Karagöz, tiyatro geleneğimizin geçmişten günümüze aktarımını sağlayan bir gölge oyunudur. Bu oyun, deriden kesilen ve tasvir adı verilen birtakım şekillerin (insan, hayvan, bitki, eşya vb.) arkadan ışıklandırılmış beyaz bir perde üzerine yansıtılması temeline dayanır.
Halk arasındaki bir söylentiden elde edilen bilgilere göre ise Karagöz ile Hacivat, Sultan Orhan (14. yüzyıl) zamanında Bursa’da bir cami yapımında çalışmış işçilerdir. İkisi arasındaki nükteli ve mizahi konuşmalar, diğer işçileri oyaladığı için Sultan Orhan tarafından öldürtülmüşlerdir. Sonralarda Şeyh Küşteri, Hacivat ve Karagöz’ün deriden yapılmış tasvirlerini oynatmış ve onların şakalarını tekrarlamıştır. Bu nedenle Karagöz perdesine Küşteri Meydanı da denir.

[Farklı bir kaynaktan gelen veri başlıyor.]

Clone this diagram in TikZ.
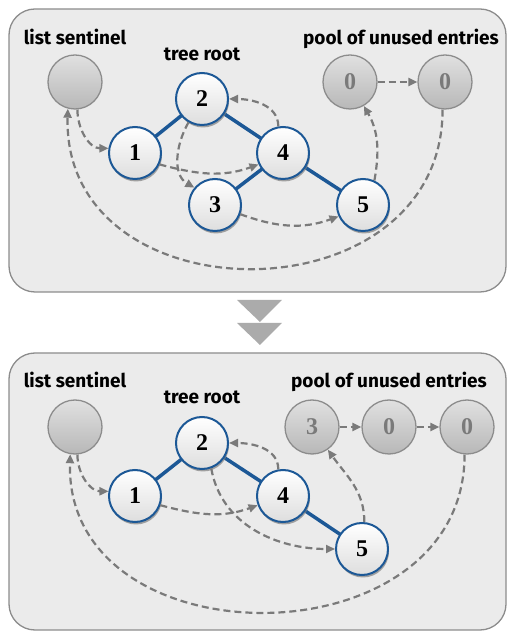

Karagöz okumamış halkı; Hacivat ise aydın ya da yarı aydın kimseleri temsil eder. Oyunda konuya göre türlü meslekler, kültürümüzdeki farklı yöre ve uluslardan kişiler, kendi şiveleriyle taklit edilir.
İslâm dünyasında 11. yüzyılda sözü edilmeye başlanan bu oyuna hayal-i zili (gölge hayali) adı verilmiştir. Karagöz oyunu, özellikle 17. yüzyıldan sonra oldukça yaygınlaşmıştır. 19. yüzyılda Karagöz, kısaca, hayal oyunu diye anılmış, bu oyunu oynatan sanatçılara da hayalî (hayalci, Karagözcü) denmiştir.
Karagöz oyunu, halk kültürünün ortak ürünüdür. Bu oyunlarda işlenen konuları kimin düzenlediği belli değildir. Karagöz, tuluata dayandığı için oyunun sözlerini, her sanatçı, oyun sırasında kendine göre düzenler. Karagöz oyunları 19. yüzyılda yazıya geçirilmeye başlanmıştır.
Her ne kadar Karagöz ve Hacivat renkli kültürümüzün bir parçası olarak kabul edilse de günümüzde gerekli değeri görmemektedir. Bize düşen ulusal miraslarımıza ve değerlerimize sahip çıkarak onları sonsuza kadar yaşatmaktır.